At a place called Caumont I was sent back to England, why, I do not know. Unless they thought I was getting 'bomb happy' for I had just been through the Burma Campaign too. Anyway it was short lived as I rejoined the Battalion at Nimegen, loads of strange faces, all very young looking. I realised I was getting old. Then I must have been 25 or 26 - not sure now.

Anyway I wasn't happy with them, because I hadn't trained with them, they were an unknown quantity to me. I didn't know if I could trust them in a tight spot because they were conscripts, press-ganged into soldiering. They had a totally different attitude to war and fighting, and they were also more intelligent than pre-war soldiers like myself.

But in the end I did get to understand them more, so much so that when were moving up and a halt was called, it never bothered me if, when we moved on again, a few were missing. Just thought, 'Well, good luck and I hope you get back home, safe and sound'.

I heard the sound of horses hooves approaching. We were Advance Battalion, Advance Company and it was just before dawn outside a Dutch town. It was dark, and I had took cover on the roadside. Every now and again a star-shell would light up.

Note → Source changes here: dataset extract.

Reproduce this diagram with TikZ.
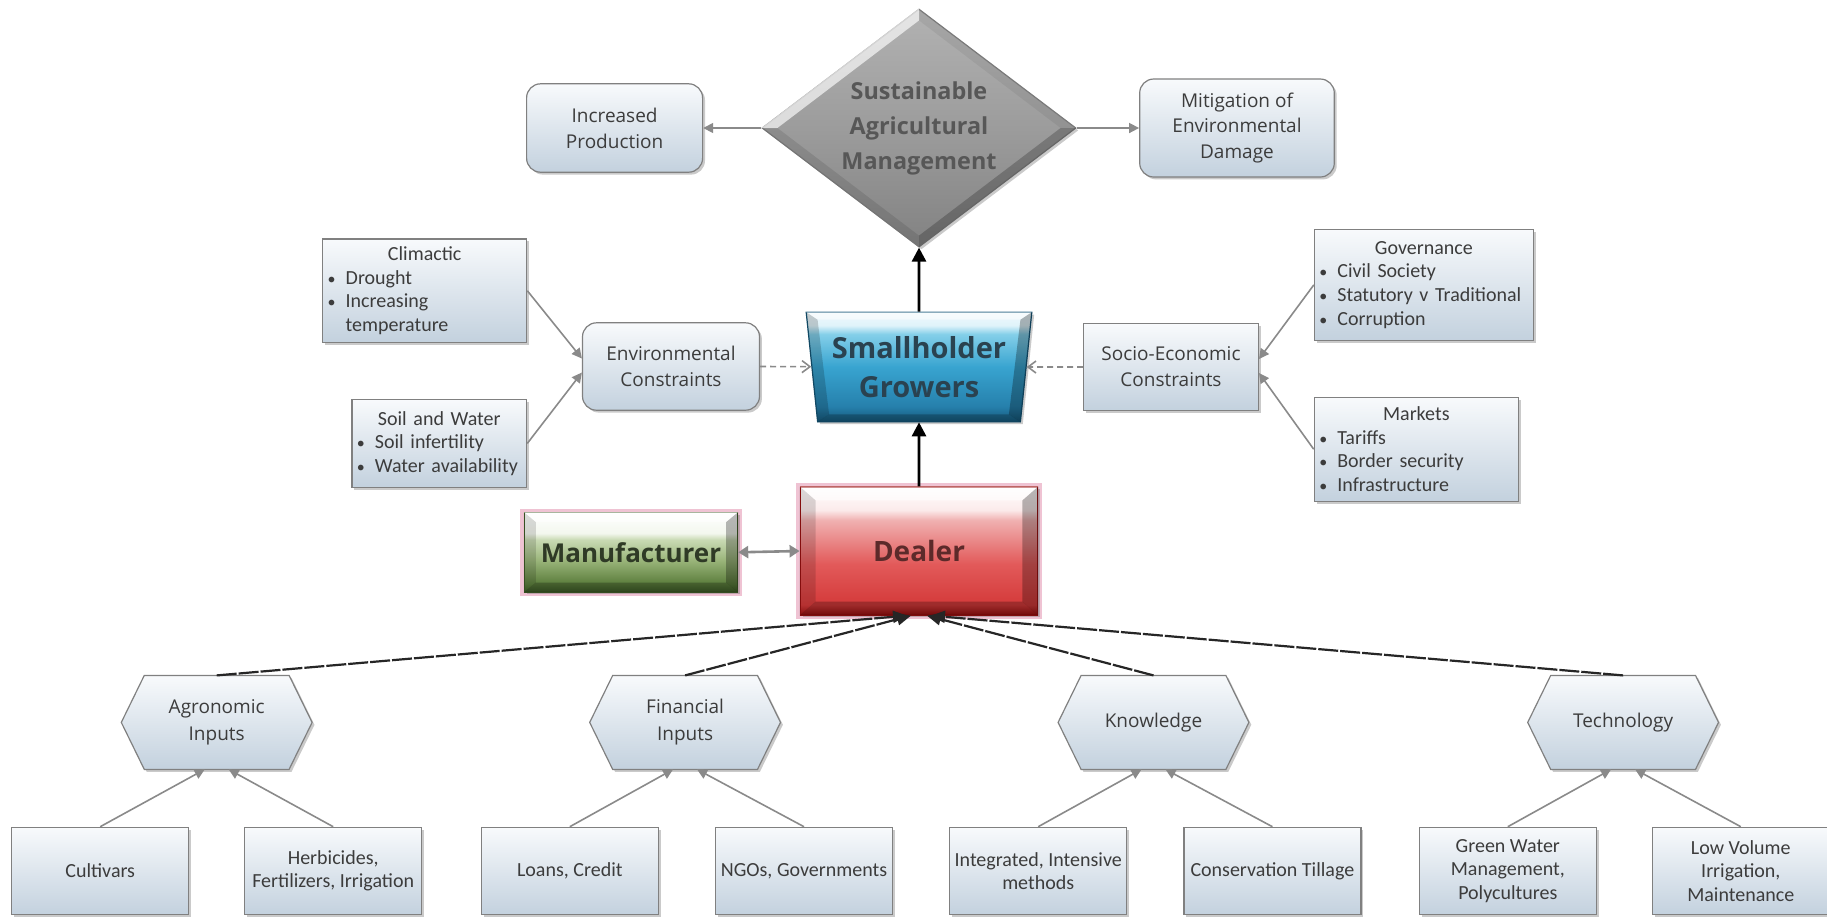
\documentclass[tikz,border=0pt]{standalone}
\usepackage{fontspec}
\setmainfont{Carlito}
\newfontfamily\osans{Open Sans}
\usetikzlibrary{shapes.geometric,shadows,arrows.meta,backgrounds}

\definecolor{bd}{HTML}{808080}
\definecolor{boxtop}{HTML}{F8FAFC}
\definecolor{boxbot}{HTML}{C3D1DE}
\definecolor{txt}{HTML}{3C3C3C}
\definecolor{arr}{HTML}{8A8A8A}
\definecolor{glow}{HTML}{EFC3D3}
% dealer
\definecolor{dr0}{HTML}{9A1010}
\definecolor{dr1}{HTML}{D43A3A}
\definecolor{dr2}{HTML}{E25A5A}
\definecolor{dr3}{HTML}{F0B0B0}
\definecolor{dr4}{HTML}{FBEAEA}
\definecolor{dr5}{HTML}{FFFFFF}
% smallholder
\definecolor{bl0}{HTML}{15587A}
\definecolor{bl1}{HTML}{2680AC}
\definecolor{bl2}{HTML}{38A4D0}
\definecolor{bl3}{HTML}{84CFE9}
\definecolor{bl4}{HTML}{DFF3FA}
\definecolor{bl5}{HTML}{F0F9FC}
% manufacturer
\definecolor{gr0}{HTML}{3F5E28}
\definecolor{gr1}{HTML}{5B7D3C}
\definecolor{gr2}{HTML}{9AB57A}
\definecolor{gr3}{HTML}{C9DAB4}
\definecolor{gr4}{HTML}{F3F7EE}
\definecolor{gr5}{HTML}{FFFFFF}
% diamond
\definecolor{dg0}{HTML}{828282}
\definecolor{dg1}{HTML}{9C9C9C}
\definecolor{dg2}{HTML}{B2B2B2}

\pgfdeclareverticalshading{dealersh}{100bp}{color(0bp)=(dr0); color(25bp)=(dr0); color(29bp)=(dr1); color(45bp)=(dr2); color(62bp)=(dr3); color(66bp)=(dr4); color(75bp)=(dr5); color(100bp)=(dr5)}
\pgfdeclareverticalshading{bluesh}{100bp}{color(0bp)=(bl0); color(25bp)=(bl0); color(32bp)=(bl1); color(50bp)=(bl2); color(65bp)=(bl3); color(69bp)=(bl4); color(75bp)=(bl5); color(100bp)=(bl5)}
\pgfdeclareverticalshading{greensh}{100bp}{color(0bp)=(gr0); color(25bp)=(gr0); color(30bp)=(gr1); color(45bp)=(gr2); color(58bp)=(gr3); color(62bp)=(gr4); color(75bp)=(gr5); color(100bp)=(gr5)}
\pgfdeclareverticalshading{graysh}{100bp}{color(0bp)=(dg0); color(25bp)=(dg0); color(50bp)=(dg1); color(75bp)=(dg2); color(100bp)=(dg2)}

\newcommand\bul{\makebox[9pt][l]{\fontsize{8}{8}\selectfont\textbullet}}
\newcommand\hexbg[1]{\shade[hexfill] (#1.west) -- ([xshift=11.5pt]#1.north west) -- ([xshift=-11.5pt]#1.north east) -- (#1.east) -- ([xshift=-11.5pt]#1.south east) -- ([xshift=11.5pt]#1.south west) -- cycle;}
% bevel for rectangular nodes: #1 node, #2 side width, #3 top/bottom height
\newcommand\rbevel[3]{%
  \fill[white, opacity=0.55] (#1.north west) -- (#1.north east) -- ([shift={(-#2,#3)}]#1.north east) -- ([shift={(#2,#3)}]#1.north west) -- cycle;
  \fill[black, opacity=0.14] (#1.north west) -- (#1.south west) -- ([shift={(#2,-#3)}]#1.south west) -- ([shift={(#2,#3)}]#1.north west) -- cycle;
  \fill[black, opacity=0.28] (#1.north east) -- (#1.south east) -- ([shift={(-#2,-#3)}]#1.south east) -- ([shift={(-#2,#3)}]#1.north east) -- cycle;
  \fill[black, opacity=0.25] (#1.south west) -- (#1.south east) -- ([shift={(-#2,-#3)}]#1.south east) -- ([shift={(#2,-#3)}]#1.south west) -- cycle;}
% bevel for the trapezium
\newcommand\tbevel[3]{%
  \fill[white, opacity=0.5] (#1.top left corner) -- (#1.top right corner) -- ([shift={(-#2,#3)}]#1.top right corner) -- ([shift={(#2,#3)}]#1.top left corner) -- cycle;
  \fill[black, opacity=0.18] (#1.top left corner) -- (#1.bottom left corner) -- ([shift={(#2,-#3)}]#1.bottom left corner) -- ([shift={(#2,#3)}]#1.top left corner) -- cycle;
  \fill[black, opacity=0.28] (#1.top right corner) -- (#1.bottom right corner) -- ([shift={(-#2,-#3)}]#1.bottom right corner) -- ([shift={(-#2,#3)}]#1.top right corner) -- cycle;
  \fill[black, opacity=0.22] (#1.bottom left corner) -- (#1.bottom right corner) -- ([shift={(-#2,-#3)}]#1.bottom right corner) -- ([shift={(#2,-#3)}]#1.bottom left corner) -- cycle;}
% bevel for the diamond
\newcommand\dbevel[3]{%
  \fill[white, opacity=0.65] (#1.west) -- (#1.north) -- ([shift={(0,#3)}]#1.north) -- ([shift={(#2,0)}]#1.west) -- cycle;
  \fill[black, opacity=0.06] (#1.north) -- (#1.east) -- ([shift={(-#2,0)}]#1.east) -- ([shift={(0,#3)}]#1.north) -- cycle;
  \fill[black, opacity=0.22] (#1.east) -- (#1.south) -- ([shift={(0,-#3)}]#1.south) -- ([shift={(-#2,0)}]#1.east) -- cycle;
  \fill[black, opacity=0.10] (#1.south) -- (#1.west) -- ([shift={(#2,0)}]#1.west) -- ([shift={(0,-#3)}]#1.south) -- cycle;}

\begin{document}
\begin{tikzpicture}[x=0.5pt,y=-0.5pt,
  shadowed/.style={drop shadow={shadow xshift=1.2pt, shadow yshift=-1.2pt, opacity=0.35, fill=black!60}},
  common/.style={shadowed, draw=bd, line width=0.6pt, top color=boxtop, bottom color=boxbot, text=txt, align=center, inner sep=2pt},
  rbox/.style={common, rounded corners=7pt, font=\osans\fontsize{9.5}{13}\selectfont},
  sqbox/.style={common, font=\osans\fontsize{9.5}{13}\selectfont},
  bbox/.style={common, align=left, inner xsep=2.5pt, inner ysep=1pt, font=\fontsize{10}{11.8}\selectfont},
  leaf/.style={common, minimum width=88.5pt, minimum height=43.7pt, inner sep=1pt, font=\fontsize{10}{11.7}\selectfont},
  hexa/.style={minimum width=95pt, minimum height=46.6pt, inner sep=0pt, align=center, text=txt, font=\osans\fontsize{9.5}{13.4}\selectfont},
  hexfill/.style={shadowed, draw=bd, line width=0.6pt, top color=boxtop, bottom color=boxbot},
  diam/.style={shadowed, diamond, aspect=1.32, minimum width=157pt, minimum height=119pt, inner sep=0pt, draw=dg0, line width=0.6pt, shading=graysh},
  shfont/.style={align=center, font=\osans\bfseries\fontsize{14.5}{19.8}\selectfont},
  trap/.style={shadowed, shfont, trapezium, trapezium left angle=99, trapezium right angle=99, trapezium stretches=true, minimum width=113pt, minimum height=54.7pt, inner sep=0pt, draw=bl0, line width=0.6pt, shading=bluesh},
  dealerbox/.style={preaction={draw=glow, line width=4pt}, shadowed, draw=dr0, line width=0.6pt, shading=dealersh, minimum width=118.8pt, minimum height=64pt},
  manbox/.style={preaction={draw=glow, line width=4pt}, shadowed, draw=gr0, line width=0.6pt, shading=greensh, minimum width=106.6pt, minimum height=39.6pt},
  garrow/.style={draw=arr, line width=0.8pt, -{Triangle[length=5pt,width=5pt]}},
  barrow/.style={draw=black, line width=1.4pt, -{Triangle[length=7pt,width=7pt]}},
  darrow/.style={draw=arr, line width=0.8pt, dash pattern=on 3pt off 2pt, -{Straight Barb[length=4pt,width=6pt]}},
  hdarrow/.style={draw=black!85, line width=1.1pt, dash pattern=on 10pt off 1pt, -{Triangle[length=7pt,width=6pt]}},
  duarrow/.style={draw=arr, line width=1.3pt, {Triangle[length=5pt,width=6pt]}-{Triangle[length=5pt,width=6pt]}}
]
\useasboundingbox (0,0) rectangle (1827,918);

% top
\node[diam] (sam) at (919,128) {\strut};
\dbevel{sam}{16}{12}
\node[align=center, text=black!66, font=\osans\bfseries\fontsize{11.7}{17.5}\selectfont] (samlabel) at (sam.center) {Sustainable\\Agricultural\\Management};
\node[rbox, minimum width=88pt, minimum height=44.2pt] (inc) at (614.6,128) {Increased\\Production};
\node[rbox, minimum width=97.3pt, minimum height=49pt, font=\osans\fontsize{9.5}{12.8}\selectfont] (mit) at (1237,128) {Mitigation of\\Environmental\\Damage};

% middle
\node[bbox, minimum width=102pt, minimum height=51.8pt, text width=97pt] (clim) at (424.7,290.7)
  {\makebox[\linewidth]{Climactic}\\\bul Drought\\\bul Increasing\\\hspace*{9pt}temperature};
\node[bbox, minimum width=87.4pt, minimum height=43.7pt, text width=82.4pt] (soil) at (439.3,443.4)
  {\makebox[\linewidth]{Soil and Water}\\\bul Soil infertility\\\bul Water availability};
\node[rbox, minimum width=88.5pt, minimum height=43.7pt] (env) at (671,366.5) {Environmental\\Constraints};
\node[trap] (sh) at (919,367) {\phantom{Smallholder}\\\phantom{Growers}};
\tbevel{sh}{12}{8}
\node[shfont, text={rgb,255:red,42;green,66;blue,80}] (shlabel) at (sh.center) {Smallholder\\Growers};
\node[sqbox, minimum width=87.4pt, minimum height=43.2pt] (soc) at (1171,367) {Socio-Economic\\Constraints};
\node[bbox, minimum width=109.5pt, minimum height=55.3pt, text width=104.5pt] (gov) at (1423.9,284.9)
  {\makebox[\linewidth]{Governance}\\\bul Civil Society\\\bul Statutory v Traditional\\\bul Corruption};
\node[bbox, minimum width=102pt, minimum height=51.9pt, text width=97pt] (mkt) at (1416.3,449.2)
  {\makebox[\linewidth]{Markets}\\\bul Tariffs\\\bul Border security\\\bul Infrastructure};

% dealer / manufacturer
\node[manbox] (man) at (631,552.3) {\strut};
\rbevel{man}{12}{10}
\node[text={rgb,255:red,47;green,58;blue,38}, font=\osans\bfseries\fontsize{13}{16}\selectfont] (manlabel) at (man.center) {Manufacturer};
\node[dealerbox] (dealer) at (919,551) {\strut};
\rbevel{dealer}{16}{14}
\node[text={rgb,255:red,92;green,42;blue,42}, font=\osans\bfseries\fontsize{14}{17}\selectfont] (dealerlabel) at (dealer.center) {Dealer};

% hexagons
\node[hexa] (agro) at (216.7,722.4) {Agronomic\\Inputs};
\node[hexa] (fin) at (685.1,722.4) {Financial\\Inputs};
\node[hexa] (know) at (1153.5,722.4) {Knowledge};
\node[hexa] (tech) at (1623.1,722.4) {Technology};
\begin{scope}[on background layer]
  \hexbg{agro}\hexbg{fin}\hexbg{know}\hexbg{tech}
\end{scope}

% leaves
\node[leaf] (cult) at (100.2,871) {Cultivars};
\node[leaf] (herb) at (333.2,871) {Herbicides,\\Fertilizers, Irrigation};
\node[leaf] (loan) at (569.8,871) {Loans, Credit};
\node[leaf] (ngo) at (804,871) {NGOs, Governments};
\node[leaf] (integ) at (1038.2,871) {Integrated, Intensive\\methods};
\node[leaf] (cons) at (1272.4,871) {Conservation Tillage};
\node[leaf] (green) at (1507.8,871) {Green Water\\Management,\\Polycultures};
\node[leaf] (lowv) at (1740.8,871) {Low Volume\\Irrigation,\\Maintenance};

% connectors
\draw[garrow] (sam.west) -- (inc.east);
\draw[garrow] (sam.east) -- (mit.west);
\draw[barrow] (sh.north) -- (sam.south);
\draw[barrow] (dealer.north) -- (sh.south);
\draw[garrow] (clim.east) -- ([yshift=4pt]env.west);
\draw[garrow] (soil.east) -- ([yshift=-3pt]env.west);
\draw[garrow] (gov.west) -- ([yshift=4pt]soc.east);
\draw[garrow] (mkt.west) -- ([yshift=-3pt]soc.east);
\draw[darrow] (env.east) -- (sh);
\draw[darrow] (soc.west) -- (sh);
\draw[duarrow] (man.east) -- (dealer.west);

\draw[hdarrow] (agro.north) -- ([xshift=-6pt]dealer.south);
\draw[hdarrow] (fin.north) -- ([xshift=-4pt]dealer.south);
\draw[hdarrow] (know.north) -- ([xshift=4pt]dealer.south);
\draw[hdarrow] (tech.north) -- ([xshift=6pt]dealer.south);

\draw[garrow] (cult.north) -- ([xshift=-6pt]agro.south);
\draw[garrow] (herb.north) -- ([xshift=6pt]agro.south);
\draw[garrow] (loan.north) -- ([xshift=-6pt]fin.south);
\draw[garrow] (ngo.north) -- ([xshift=6pt]fin.south);
\draw[garrow] (integ.north) -- ([xshift=-6pt]know.south);
\draw[garrow] (cons.north) -- ([xshift=6pt]know.south);
\draw[garrow] (green.north) -- ([xshift=-6pt]tech.south);
\draw[garrow] (lowv.north) -- ([xshift=6pt]tech.south);
\end{tikzpicture}
\end{document}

The horse stopped just beside me, I thought it was a booby trap and I froze, then I walked over to it, I was going to shoot it. The reins had entangled in the legs, and that is what had stopped it. He was a beautiful horse, Belgian type maybe, but the cart he was pulling was piled high with dead bodies. Civilian or German soldiers, I never knew, my heart almost stopped with fear, and shock.

I then hit the horse. I had fixed the reins so that he could move on, which he did. I heard him clip-clopping on up the road in the darkness towards the town and someone shot him. I was very sorry, for I liked horses".

My fathers notes end there. He married my mother in 1946 and they had seven children. He went on to fight in Korea (while we were in Berlin). One of his last postings was in Taunton and we lived in the house right beside the barrack gate called 'Mount Pleasant'. While he was there he became the soldier in No 1 Dress on front of the Regimental Magazine 'The Light Bob' - we always thought it was pretty apt seeing as he was known as Bob!

His remarks about the horse and his regard for it, have always struck me as quite poignant, because it reminds me of just how gentle a man he was as a father to us all, and how, at that particular time, he must have been so sick of killing.